Prevailing Party: Second District, Division 1 Adopts Bright-Line Test That “Of Counsel” Attorney Successfully Representing Firm Not Entitled To Recoup Fees For Firm Under Trope Prohibition

 

Close of Relationship Between Firm and “Of Counsel” Found Dispositive.

     Presiding Justice Mallano, on behalf of a 3-0 panel of the Second District, Division 1, adopted a bright-line test in Sands & Associates v. Juknavorian, Case No. B232686 (2d Dist., Div. 1 Oct. 10, 2012) (published). The appellate court decided that a firm represented by “of counsel” in a fee dispute cannot recovery attorney’s fees as the prevailing party based on the Trope v. Katz self-representation prohibition.
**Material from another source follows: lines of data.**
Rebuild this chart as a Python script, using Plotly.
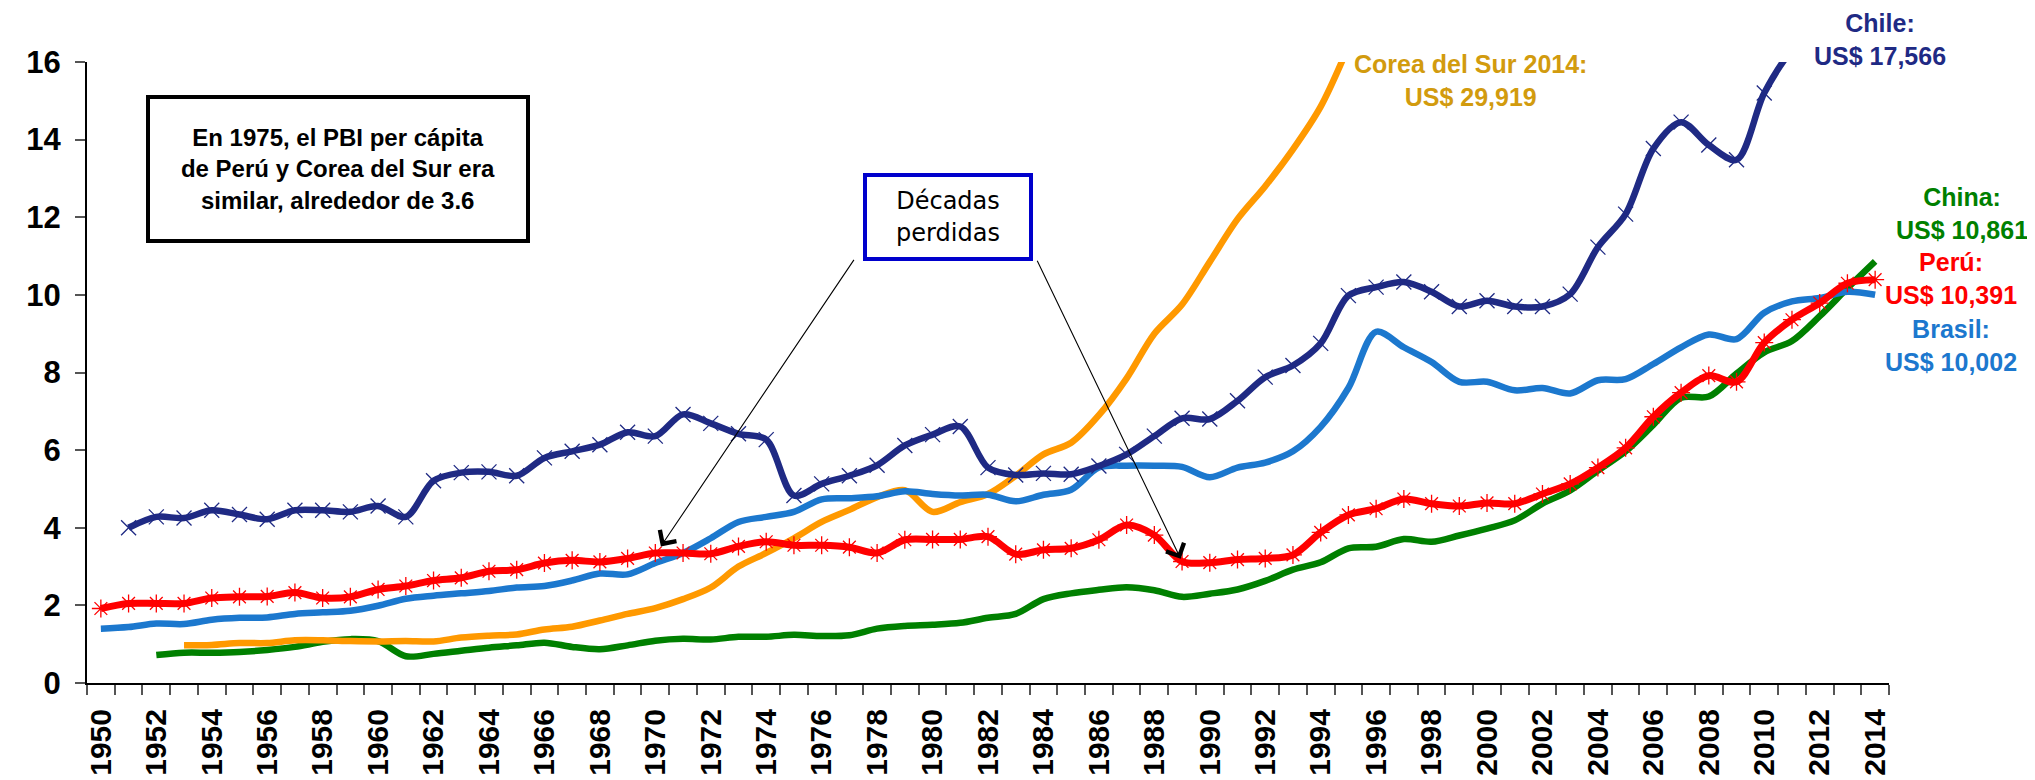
import plotly.graph_objects as go

years = list(range(1950, 2015))

chile = [None, 4.00, 4.28, 4.25, 4.45, 4.34, 4.22, 4.45, 4.45, 4.41,
         4.56, 4.28, 5.21, 5.42, 5.44, 5.34, 5.80, 5.97, 6.14, 6.46,
         6.36, 6.92, 6.69, 6.42, 6.27, 4.83, 5.13, 5.34, 5.61, 6.12,
         6.40, 6.61, 5.55, 5.36, 5.40, 5.38, 5.59, 5.89, 6.36, 6.82,
         6.80, 7.27, 7.88, 8.18, 8.75, 9.98, 10.20, 10.33, 10.08, 9.70,
         9.85, 9.70, 9.70, 10.02, 11.23, 12.08, 13.77, 14.45, 13.86, 13.48,
         15.20, 16.30, 16.90, 17.30, 17.566]

corea = [None, None, None, 0.97, 0.98, 1.03, 1.03, 1.10, 1.10, 1.08,
         1.07, 1.08, 1.07, 1.17, 1.22, 1.25, 1.38, 1.45, 1.61, 1.78,
         1.93, 2.16, 2.46, 3.00, 3.35, 3.73, 4.15, 4.46, 4.79, 4.97,
         4.41, 4.66, 4.87, 5.34, 5.89, 6.19, 6.90, 7.85, 9.00, 9.75,
         10.85, 11.95, 12.80, 13.75, 14.85, 16.40] + [None] * 19

china = [None, None, 0.72, 0.78, 0.78, 0.80, 0.85, 0.93, 1.06, 1.13,
         1.08, 0.69, 0.75, 0.83, 0.91, 0.97, 1.04, 0.93, 0.87, 0.97,
         1.09, 1.14, 1.12, 1.19, 1.19, 1.24, 1.21, 1.23, 1.40, 1.47,
         1.50, 1.55, 1.68, 1.78, 2.16, 2.31, 2.40, 2.47, 2.39, 2.22,
         2.30, 2.41, 2.63, 2.92, 3.11, 3.47, 3.51, 3.71, 3.64, 3.80,
         3.98, 4.19, 4.62, 4.96, 5.47, 5.97, 6.65, 7.35, 7.38, 7.97,
         8.52, 8.81, 9.45, 10.17, 10.861]

peru = [1.92, 2.05, 2.05, 2.05, 2.19, 2.22, 2.23, 2.33, 2.19, 2.22,
        2.41, 2.50, 2.64, 2.71, 2.88, 2.92, 3.09, 3.16, 3.12, 3.21,
        3.35, 3.35, 3.33, 3.52, 3.64, 3.55, 3.55, 3.50, 3.35, 3.69,
        3.70, 3.70, 3.77, 3.32, 3.43, 3.47, 3.69, 4.07, 3.81, 3.13,
        3.10, 3.18, 3.21, 3.30, 3.88, 4.33, 4.49, 4.74, 4.62, 4.56,
        4.64, 4.62, 4.87, 5.13, 5.55, 6.06, 6.86, 7.48, 7.92, 7.76,
        8.77, 9.36, 9.79, 10.30, 10.391]

brasil = [1.40, 1.44, 1.53, 1.52, 1.63, 1.68, 1.69, 1.78, 1.82, 1.86,
          1.99, 2.17, 2.25, 2.31, 2.37, 2.46, 2.50, 2.64, 2.82, 2.80,
          3.09, 3.35, 3.73, 4.15, 4.28, 4.41, 4.73, 4.76, 4.81, 4.94,
          4.87, 4.83, 4.85, 4.68, 4.85, 4.98, 5.55, 5.60, 5.60, 5.57,
          5.30, 5.55, 5.68, 5.97, 6.60, 7.60, 9.05, 8.65, 8.27, 7.76,
          7.76, 7.54, 7.60, 7.46, 7.80, 7.83, 8.22, 8.65, 8.98, 8.86,
          9.54, 9.83, 9.92, 10.08, 10.002]

y_ticks = [0, 2, 4, 6, 8, 10, 12, 14, 16]
x_tick_years = years[::2]

C_CHILE = "#1F2A84"
C_COREA = "#FF9900"
C_CHINA = "#008000"
C_PERU = "#FF0000"
C_BRASIL = "#1C78CE"

fig = go.Figure()

def add_line(y, color, symbol=None, width=6.5):
    kw = dict(mode="lines")
    if symbol:
        kw["mode"] = "lines+markers"
        kw["marker"] = dict(symbol=symbol, size=15, color=color,
                            line=dict(color=color, width=1.3))
    fig.add_trace(go.Scatter(x=years, y=y, line=dict(color=color, width=width,
                                                     shape="spline", smoothing=0.9),
                             connectgaps=False, showlegend=False, **kw))

add_line(china, C_CHINA)
add_line(corea, C_COREA)
add_line(brasil, C_BRASIL)
add_line(chile, C_CHILE, "x-thin-open")
add_line(peru, C_PERU, "asterisk-open", width=7)

def side_label(text, x, y, color, size=25):
    fig.add_annotation(text=text, x=x, y=y, xref="paper", yref="paper",
                       showarrow=False, xanchor="center", yanchor="middle",
                       font=dict(family="Liberation Sans, Arial", size=size, color=color,
                                 weight="bold"))

side_label("Chile:<br>US$ 17,566", 0.995, 1.036, C_CHILE)
side_label("Corea del Sur 2014:<br>US$ 29,919", 0.768, 0.970, "#D29B0E")
side_label("China:<br>US$ 10,861", 1.0405, 0.756, C_CHINA)
side_label("Perú:<br>US$ 10,391", 1.0344, 0.651, C_PERU)
side_label("Brasil:<br>US$ 10,002", 1.0344, 0.544, C_BRASIL)

# Info box
fig.add_annotation(text="En 1975, el PBI per cápita<br>de Perú y Corea del Sur era<br>similar, alrededor de 3.6",
                   x=(329.5 - 79) / 1802, y=(683.3 - 162) / 629.3, xref="paper", yref="paper",
                   showarrow=False, xanchor="center", yanchor="middle",
                   width=372, height=136, bordercolor="black", borderwidth=4, borderpad=2,
                   bgcolor="white",
                   font=dict(family="Liberation Sans, Arial", size=24, color="black",
                             weight="bold"))

# Décadas perdidas box
fig.add_annotation(text="Décadas<br>perdidas",
                   x=(940 - 79) / 1802, y=(683.3 - 211) / 629.3, xref="paper", yref="paper",
                   showarrow=False, xanchor="center", yanchor="middle",
                   width=158, height=76, bordercolor="#0000CC", borderwidth=4, borderpad=2,
                   bgcolor="white",
                   font=dict(family="DejaVu Sans, sans-serif", size=24, color="black"))

# Arrows
for hx, hy, tx, ty in [(1970.2, 3.52, 1977.2, 10.94), (1988.95, 3.2, 1983.75, 10.92)]:
    fig.add_annotation(x=hx, y=hy, ax=tx, ay=ty, xref="x", yref="y", axref="x", ayref="y",
                       text="", showarrow=True, arrowhead=4, arrowsize=3.5, arrowwidth=1.1,
                       arrowcolor="black")

fig.update_layout(
    width=2035, height=780,
    margin=dict(l=79, r=154, t=54, b=97),
    plot_bgcolor="white", paper_bgcolor="white",
    showlegend=False,
    xaxis=dict(range=[1949.5, 2014.5], tickmode="array", tickvals=x_tick_years,
               ticktext=[str(v) for v in x_tick_years], tickangle=-90, ticks="",
               showgrid=False, zeroline=False, showline=True, linecolor="black", linewidth=2,
               ticklabelstandoff=12,
               tickfont=dict(family="Liberation Sans, Arial, sans-serif", size=30,
                             color="black", weight="bold"),
               minor=dict(tickmode="linear", tick0=1949.5, dtick=1, ticks="outside",
                          ticklen=10, tickwidth=1.5, tickcolor="#555555", showgrid=False)),
    yaxis=dict(range=[0, 16], tickmode="array", tickvals=y_ticks, ticks="outside",
               ticklen=10, tickwidth=1.5, tickcolor="#555555",
               showgrid=False, zeroline=False, showline=True, linecolor="black", linewidth=2,
               ticklabelstandoff=8,
               tickfont=dict(family="Liberation Sans Narrow, Liberation Sans, Arial", size=31,
                             color="black", weight="bold")),
)

fig.write_html("out.html")
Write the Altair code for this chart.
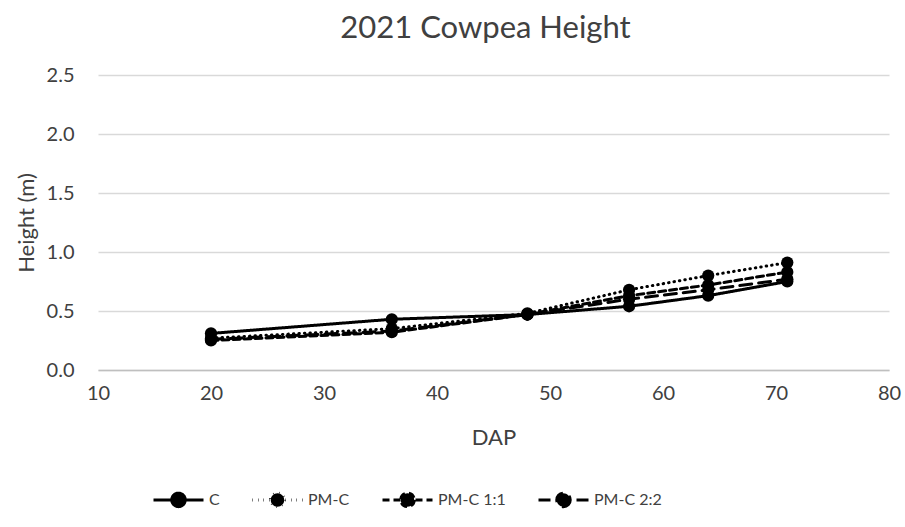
import altair as alt
import pandas as pd

# Days after planting and cowpea height (m) per treatment
dap = [20, 36, 48, 57, 64, 71]
series_names = ["C", "PM-C", "PM-C 1:1", "PM-C 2:2"]
height_c = [0.31, 0.43, 0.47, 0.54, 0.63, 0.75]
height_pm_c = [0.27, 0.35, 0.48, 0.68, 0.80, 0.91]
height_pm_c_11 = [0.25, 0.32, 0.47, 0.63, 0.72, 0.83]
height_pm_c_22 = [0.26, 0.33, 0.47, 0.60, 0.68, 0.77]

rows = []
for name, vals in zip(series_names, [height_c, height_pm_c, height_pm_c_11, height_pm_c_22]):
    for d, v in zip(dap, vals):
        rows.append({"DAP": d, "Height": v, "Treatment": name})
df = pd.DataFrame(rows)

FONT = "Lato"
TEXT = "#404040"
dash_range = [[1, 0], [0.5, 5], [7, 4], [12, 7]]

x_enc = alt.X(
    "DAP:Q",
    title="DAP",
    scale=alt.Scale(domain=[10, 80], nice=False),
    axis=alt.Axis(values=[10, 20, 30, 40, 50, 60, 70, 80], grid=False, ticks=False,
                  labelFlush=False, domainColor="#bfbfbf", domainWidth=1.5,
                  labelPadding=13, titlePadding=24),
)
y_enc = alt.Y(
    "Height:Q",
    title="Height (m)",
    scale=alt.Scale(domain=[0, 2.5], nice=False),
    axis=alt.Axis(values=[0, 0.5, 1.0, 1.5, 2.0, 2.5], format=".1f", grid=True,
                  gridColor="#d9d9d9", gridWidth=1.5, domain=False, ticks=False,
                  labelFlush=False, labelPadding=24, titlePadding=8),
)

legend_symbol = "M-1,0H1M0.27,0A0.27,0.27,0,1,1,-0.27,0A0.27,0.27,0,1,1,0.27,0Z"

lines = alt.Chart(df).mark_line(color="black", strokeWidth=3, strokeCap="round").encode(
    x=x_enc,
    y=y_enc,
    strokeDash=alt.StrokeDash(
        "Treatment:N",
        scale=alt.Scale(domain=series_names, range=dash_range),
        sort=series_names,
        legend=alt.Legend(
            title=None, orient="none", direction="horizontal",
            legendX=54, legendY=398,
            symbolType=legend_symbol, symbolSize=2500,
            symbolStrokeWidth=3, symbolStrokeColor="black", symbolFillColor="black",
            labelFontSize=16, labelFont=FONT, labelColor=TEXT,
            labelOffset=4, columnPadding=26, padding=0,
        ),
    ),
)

points = alt.Chart(df).mark_point(filled=True, size=150, color="black", opacity=1).encode(
    x="DAP:Q",
    y="Height:Q",
    detail="Treatment:N",
)

chart = (
    alt.layer(lines, points)
    .properties(
        width=791,
        height=295,
        autosize=alt.AutoSizeParams(type="none"),
        padding={"left": 98, "top": 75, "right": 16, "bottom": 157},
        title=alt.Title("2021 Cowpea Height", fontSize=31, font=FONT, fontWeight="normal",
                        color=TEXT, anchor="middle", offset=20, dx=-8),
    )
    .configure_view(stroke=None)
    .configure_axis(labelFont=FONT, titleFont=FONT, labelFontSize=20, titleFontSize=22,
                    labelColor=TEXT, titleColor=TEXT, titleFontWeight="normal")
)

chart.save("out.html", embed_options={"renderer": "svg", "actions": False})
This was based upon the closeness of the relationship between a law firm and “of counsel” (a single, de facto firm). (See People ex rel. Dept. of Corporations v. SpeeDee Oil Change Systems, Inc., 20 Cal.4th 1135, 1153 (1999).) Justice Mallano also provided a nice summary of the leading cases in this area–PLCM Group, Gilbert, Witte, Carpenter, Mix, and Ramona–in adopting a bright-line rule in the “of counsel” context.